IISc researchers receive USD 2 million to democratise voice technology development in nine Indian languages

Researchers led by Prasanta Kumar Ghosh, Associate Professor at the Department of Electrical Engineering, Indian Institute of Science (IISc) have received grants worth USD 2 million from the Bill and Melinda Gates Foundation and the German Development Cooperation initiative (FAIR Forward – Artificial Intelligence for All) to support open source voice technologies in Indian languages.

In the era of mobile phones and connected devices, human-machine interaction has become critical for gaining access to information, services, and facilities. However, large numbers of low-income people, who face barriers of literacy, skills, poverty, gender, and other socio-economic biases, are unable to efficiently utilise digital technologies. Even though voice technologies have seen remarkable progress with the advent of digital assistants like Alexa, Cortana, Siri, Google Assistant and others, people in low-income areas continue to be excluded from the benefits of this technological revolution. This is especially true for low-income women as existing gender gaps in access, education, rights and empowerment worsen the digital divide for them even further. The languages, dialects and accents of these excluded groups are largely ignored in the creation of new artificial intelligence and machine learning models. Voice technology in local languages, targeted at these marginalised populations, can help bridge this digital divide for the next wave of internet users.

With this goal in mind, the researchers at IISc have embarked on this project with the aim of creating and making available datasets for the development of voice technologies in nine Indian languages: Bhojpuri, Maithili, Maghadi, Hindi, Chhattisgarhi, Bengali, Kannada, Telugu and Marathi. A majority of the existing training data sets required for building such voice technologies in Indian languages are not in the public domain and lack local innovation. They are also focused on the languages and accents used in the highly profitable economically developed markets, biased towards urban and educated users.
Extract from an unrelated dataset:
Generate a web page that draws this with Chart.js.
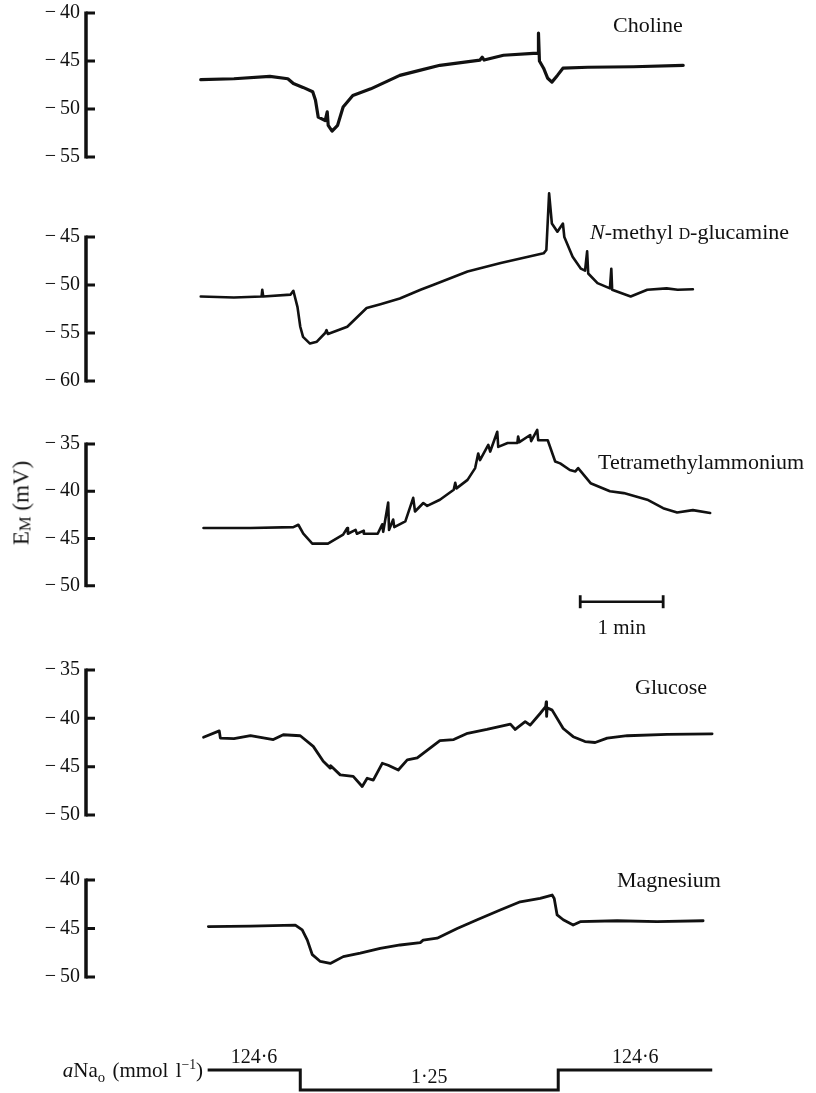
<!DOCTYPE html>
<html>
<head>
<meta charset="utf-8">
<script src="https://cdn.jsdelivr.net/npm/chart.js@4.4.1/dist/chart.umd.min.js"></script>
<style>
  body { margin: 0; background: #fff; }
  #fig { position: relative; width: 816px; height: 1093px; overflow: hidden; background: #fff; }
  #fig canvas { position: absolute; left: 0; }
  .lbl { position: absolute; font-family: 'Liberation Serif', 'DejaVu Serif', serif; font-size: 22px; line-height: 1; color: #111; white-space: nowrap; }
  .sc { font-size: 0.72em; }
</style>
</head>
<body>
<div id="fig">
  <div class="lbl" style="left:613px; top:14px">Choline</div>
  <div class="lbl" style="left:590px; top:221px"><i>N</i>-methyl <span class="sc">D</span>-glucamine</div>
  <div class="lbl" style="left:598px; top:451px">Tetramethylammonium</div>
  <div class="lbl" style="left:635px; top:676px">Glucose</div>
  <div class="lbl" style="left:617px; top:869px">Magnesium</div>
  <div class="lbl" style="left:22px; top:503px; font-size:23px; transform:translate(-50%,-50%) rotate(-90deg)">E<sub class="sc" style="vertical-align:-0.15em">M</sub> (mV)</div>
  <div class="lbl" style="right:613px; top:1058px; font-size:21px; word-spacing:2px"><i>a</i>Na<sub style="font-size:0.7em">o</sub> (mmol l<sup style="font-size:0.65em">&minus;1</sup>)</div>
</div>

<script>
const INK = '#111';
const SERIF = "'Liberation Serif', 'DejaVu Serif', serif";
Chart.defaults.font.family = SERIF;
Chart.defaults.color = INK;

// time in seconds, 0 = switch to low sodium
const T_MIN = -155;
const T_MAX = 300;

// Choline
const cholineTime = [-72, -48, -22, -9, -5, 2, 9, 11, 13, 18, 19.5, 20.2, 23, 27, 31, 38, 51, 72, 87, 101, 130, 131.6, 133, 147, 168.5, 172, 172.3, 173, 176, 179, 182, 186, 190, 208, 241, 277];
const cholineMv = [-46.95, -46.85, -46.6, -46.85, -47.35, -47.75, -48.2, -49.1, -50.85, -51.2, -50.3, -51.7, -52.3, -51.7, -49.8, -48.6, -47.9, -46.5, -45.95, -45.45, -44.9, -44.6, -44.9, -44.4, -44.2, -44.2, -42.1, -45.0, -45.75, -46.8, -47.2, -46.5, -45.75, -45.65, -45.6, -45.45];

// N-methyl D-glucamine
const nmdgTime = [-72, -48, -28, -27.5, -26.8, -7, -5, -2, 0, 2, 7, 12, 18, 19, 20, 34, 48, 58, 72, 87, 96, 121, 145, 176, 178, 180, 182, 186, 190, 191, 197, 203, 206, 207.5, 208.3, 215, 224, 225, 225.6, 239, 251, 265, 273, 284];
const nmdgMv = [-51.2, -51.3, -51.2, -50.5, -51.2, -51.0, -50.6, -52.3, -54.35, -55.4, -56.1, -55.9, -55.0, -54.7, -55.1, -54.35, -52.4, -52.0, -51.4, -50.5, -50.0, -48.6, -47.7, -46.7, -46.35, -40.45, -43.6, -44.45, -43.6, -45.0, -47.05, -48.3, -48.5, -46.5, -48.8, -49.8, -50.35, -48.3, -50.5, -51.2, -50.5, -50.35, -50.5, -50.45];

// Tetramethylammonium
const tmaTime = [-70, -36, -5, -1.4, 2.2, 8.7, 20, 31, 34, 34.5, 40, 41, 45.6, 46, 56, 59.3, 60, 63.6, 64.2, 67.2, 68, 76, 81.7, 83, 89, 91.8, 101, 111, 112.1, 113, 121, 126.5, 128.7, 130, 136, 137.4, 142.5, 143.2, 150, 157, 157.6, 158.5, 166.3, 167, 171.4, 172.1, 179, 184.4, 188, 195, 199, 201, 210, 224, 234, 251, 262.5, 272.6, 284, 296.5];
const tmaMv = [-43.9, -43.9, -43.8, -43.55, -44.5, -45.55, -45.55, -44.6, -43.9, -44.5, -44.1, -44.5, -44.2, -44.5, -44.5, -43.5, -44.3, -41.2, -44.1, -43.0, -43.8, -43.2, -40.7, -42.15, -41.25, -41.55, -40.9, -39.85, -39.1, -39.7, -38.8, -37.55, -36.0, -36.7, -35.1, -35.8, -33.7, -35.3, -34.9, -34.9, -34.2, -34.8, -34.05, -34.7, -33.5, -34.6, -34.6, -36.85, -37.05, -37.75, -37.9, -37.55, -39.15, -40.0, -40.2, -40.9, -41.8, -42.25, -42.0, -42.3];

// Glucose
const glucoseTime = [-70, -58.6, -57.8, -48, -36, -19.5, -12.3, 0, 9.4, 16.6, 21.7, 22, 28.9, 38.3, 44.8, 48.4, 52.8, 59.3, 63.6, 70.9, 77.4, 84.6, 101, 111, 121, 135, 152, 155.5, 162.7, 166.3, 173.5, 177.5, 177.9, 178.2, 178.6, 182.2, 190.2, 197.4, 206, 213.3, 222, 236.5, 265.4, 297.9];
const glucoseMv = [-41.95, -41.3, -42.05, -42.1, -41.8, -42.2, -41.7, -41.8, -42.9, -44.45, -45.15, -44.9, -45.85, -46.0, -47.05, -46.2, -46.4, -44.65, -44.85, -45.35, -44.3, -44.1, -42.3, -42.2, -41.55, -41.15, -40.6, -41.15, -40.35, -40.7, -39.5, -38.8, -38.3, -39.8, -38.9, -39.15, -41.05, -41.9, -42.4, -42.5, -42.05, -41.8, -41.65, -41.6];

// Magnesium
const magnesiumTime = [-66.5, -36, -3.6, 1.4, 5.1, 8.7, 14.5, 21.7, 31.1, 43.4, 57.8, 72.3, 86.8, 88.9, 99, 113.5, 128, 144.6, 159.1, 173.5, 182.2, 183.7, 185.8, 190.2, 197.4, 202.5, 229.2, 258.1, 291.4];
const magnesiumMv = [-44.8, -44.75, -44.65, -45.15, -46.2, -47.7, -48.4, -48.6, -47.9, -47.55, -47.05, -46.7, -46.45, -46.2, -46.0, -45.0, -44.1, -43.1, -42.25, -41.9, -41.55, -41.9, -43.6, -44.1, -44.65, -44.3, -44.2, -44.3, -44.2];

// 1 min time bar under the TMA trace
const scaleBarTime = [202.5, 262.5];
const scaleBarMv = [-51.7, -51.7];

// external Na activity (mmol l-1)
const naTime = [-67, 0, 186.6, 298];
const naActivity = [124.6, 1.25, 124.6, 124.6];

const toPoints = (xs, ys) => xs.map((x, i) => ({ x: x, y: ys[i] }));
const fig = document.getElementById('fig');

// canvas whose plot area runs from areaTop to areaBottom on the page
function addCanvas(areaTop, areaBottom, padTop, padBottom) {
    const c = document.createElement('canvas');
    c.width = 816;
    c.height = areaBottom - areaTop + padTop + padBottom;
    c.style.top = (areaTop - padTop) + 'px';
    fig.insertBefore(c, fig.firstChild);
    return c;
}

// bracket-style y axis: thick spine spanning the ticks, inward tick marks
const bracketAxis = {
    id: 'bracketAxis',
    afterDraw(chart) {
        const y = chart.scales.y;
        if (!y.options.display || !y.ticks.length) return;
        const ctx = chart.ctx;
        const x0 = chart.chartArea.left;
        const vals = y.ticks.map(t => t.value);
        ctx.save();
        ctx.strokeStyle = INK;
        ctx.lineWidth = 3.5;
        ctx.beginPath();
        ctx.moveTo(x0, y.getPixelForValue(Math.max(...vals)) - 1.5);
        ctx.lineTo(x0, y.getPixelForValue(Math.min(...vals)) + 1.5);
        ctx.stroke();
        ctx.lineWidth = 3;
        ctx.beginPath();
        vals.forEach(v => {
            const py = y.getPixelForValue(v);
            ctx.moveTo(x0, py);
            ctx.lineTo(x0 + 9, py);
        });
        ctx.stroke();
        ctx.restore();
    }
};

// "1 min" under the time bar
const barLabel = {
    id: 'barLabel',
    afterDatasetsDraw(chart) {
        const meta = chart.getDatasetMeta(1);
        if (!meta || !meta.data.length) return;
        const a = meta.data[0], b = meta.data[1];
        const ctx = chart.ctx;
        ctx.save();
        ctx.fillStyle = INK;
        ctx.font = '21px ' + SERIF;
        ctx.textAlign = 'center';
        ctx.textBaseline = 'top';
        const mins = (scaleBarTime[1] - scaleBarTime[0]) / 60;
        ctx.fillText(mins + ' min', (a.x + b.x) / 2, a.y + 16);
        ctx.restore();
    }
};

// concentration written over each level of the step trace
const stepLabels = {
    id: 'stepLabels',
    afterDatasetsDraw(chart) {
        const pts = chart.getDatasetMeta(0).data;
        const ctx = chart.ctx;
        ctx.save();
        ctx.fillStyle = INK;
        ctx.font = '20px ' + SERIF;
        ctx.textAlign = 'center';
        ctx.textBaseline = 'alphabetic';
        for (let i = 0; i < pts.length - 1; i++) {
            const txt = String(naActivity[i]).replace('.', '\u00b7');
            const cx = (pts[i].x + pts[i + 1].x) / 2;
            ctx.fillText(txt, cx, pts[i].y - 7);
        }
        ctx.restore();
    }
};

function traceDataset(time, mv, width) {
    return {
        data: toPoints(time, mv),
        borderColor: INK,
        borderWidth: width,
        borderJoinStyle: 'round',
        borderCapStyle: 'round',
        pointRadius: 0,
        tension: 0,
        clip: false
    };
}

// tickMin/tickMax: labelled range; yMin may sit lower to leave room under the trace
function panelOptions(yMin, yMax, tickMin, padTop, padBottom) {
    return {
        responsive: false,
        animation: false,
        events: [],
        layout: { padding: { top: padTop, bottom: padBottom, left: 0, right: 101 } },
        plugins: { legend: { display: false }, tooltip: { enabled: false } },
        scales: {
            x: { type: 'linear', min: T_MIN, max: T_MAX, display: false },
            y: {
                type: 'linear',
                min: yMin,
                max: yMax,
                grid: { display: false, drawTicks: false },
                border: { display: false },
                ticks: {
                    stepSize: 5,
                    padding: 6,
                    color: INK,
                    font: { size: 20, family: SERIF },
                    callback: v => '\u2212\u2009' + Math.abs(v)
                },
                afterBuildTicks: s => {
                    s.ticks = s.ticks.filter(t => t.value >= tickMin && t.value % 5 === 0);
                },
                afterFit: s => {
                    s.width = 86;
                    s.paddingTop = 0;
                    s.paddingBottom = 0;
                }
            }
        }
    };
}

function makePanel(area, time, mv, range, width, extra) {
    const [top, bottom, padTop, padBottom] = area;
    const [yMin, yMax, tickMin] = range;
    const datasets = [traceDataset(time, mv, width)];
    const plugins = [bracketAxis];
    if (extra) {
        datasets.push(extra.dataset);
        plugins.push(extra.plugin);
    }
    return new Chart(addCanvas(top, bottom, padTop, padBottom), {
        type: 'line',
        data: { datasets: datasets },
        options: panelOptions(yMin, yMax, tickMin === undefined ? yMin : tickMin, padTop, padBottom),
        plugins: plugins
    });
}

makePanel([13, 157, 13, 13], cholineTime, cholineMv, [-55, -40], 3.2);
makePanel([237, 381, 50, 13], nmdgTime, nmdgMv, [-60, -45], 2.6);
makePanel([444, 614, 20, 30], tmaTime, tmaMv, [-53, -35, -50], 2.6, {
    dataset: {
        data: toPoints(scaleBarTime, scaleBarMv),
        borderColor: INK,
        borderWidth: 2.5,
        pointStyle: 'line',
        pointRotation: 90,
        pointRadius: 6.5,
        pointBorderWidth: 2.8,
        pointBorderColor: INK
    },
    plugin: barLabel
});
makePanel([670, 815, 13, 13], glucoseTime, glucoseMv, [-50, -35], 2.8);
makePanel([880, 977, 13, 13], magnesiumTime, magnesiumMv, [-50, -40], 2.8);

new Chart(addCanvas(1070, 1090, 30, 3), {
    type: 'line',
    data: {
        datasets: [{
            data: toPoints(naTime, naActivity),
            stepped: 'before',
            borderColor: INK,
            borderWidth: 3,
            pointRadius: 0,
            clip: false
        }]
    },
    options: {
        responsive: false,
        animation: false,
        events: [],
        layout: { padding: { top: 30, bottom: 3, left: 86, right: 101 } },
        plugins: { legend: { display: false }, tooltip: { enabled: false } },
        scales: {
            x: { type: 'linear', min: T_MIN, max: T_MAX, display: false },
            y: { type: 'logarithmic', min: 1.25, max: 124.6, display: false }
        }
    },
    plugins: [stepLabels]
});
</script>
</body>
</html>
The collection of open voice data, particularly for less literate and marginalised populations, will strengthen the local AI ecosystems and enable millions of people to access services they are not able to use yet – be it in agriculture, education, health, or other sectors.

The initiative is targeted at open voice data sets that can be used to train machine learning algorithms in a freely accessible way and enable the creation of open-source AI-based solutions. The work will also support the Indian Natural Language Translation Mission (NLTM) under the Ministry of Electronics and Information Technology (MeitY) and help free the potential of voice technology that until now remains widely untapped.

The project aims to collect more than 11,000 hours of high-quality, gender-balanced voice datasets for automatic speech recognition in nine Indian languages in the domains of agriculture and finance which are highly relevant for poor farmers and women. The investment from FAIR Forward will support the collection of nearly 1,000 hours of gender-balanced high-quality speech recordings from voice artists for the development of text-to-speech applications in the same nine Indian languages. The datasets will be made available openly and freely for Indian academics, start-ups, researchers, and developers to spur innovation and academic activity in the development of regional voice technologies in India. This, in turn, will play an important role in enabling a technology ecosystem in India, by democratising the creation and use of voice technologies to make life-changing digital services accessible to millions of users.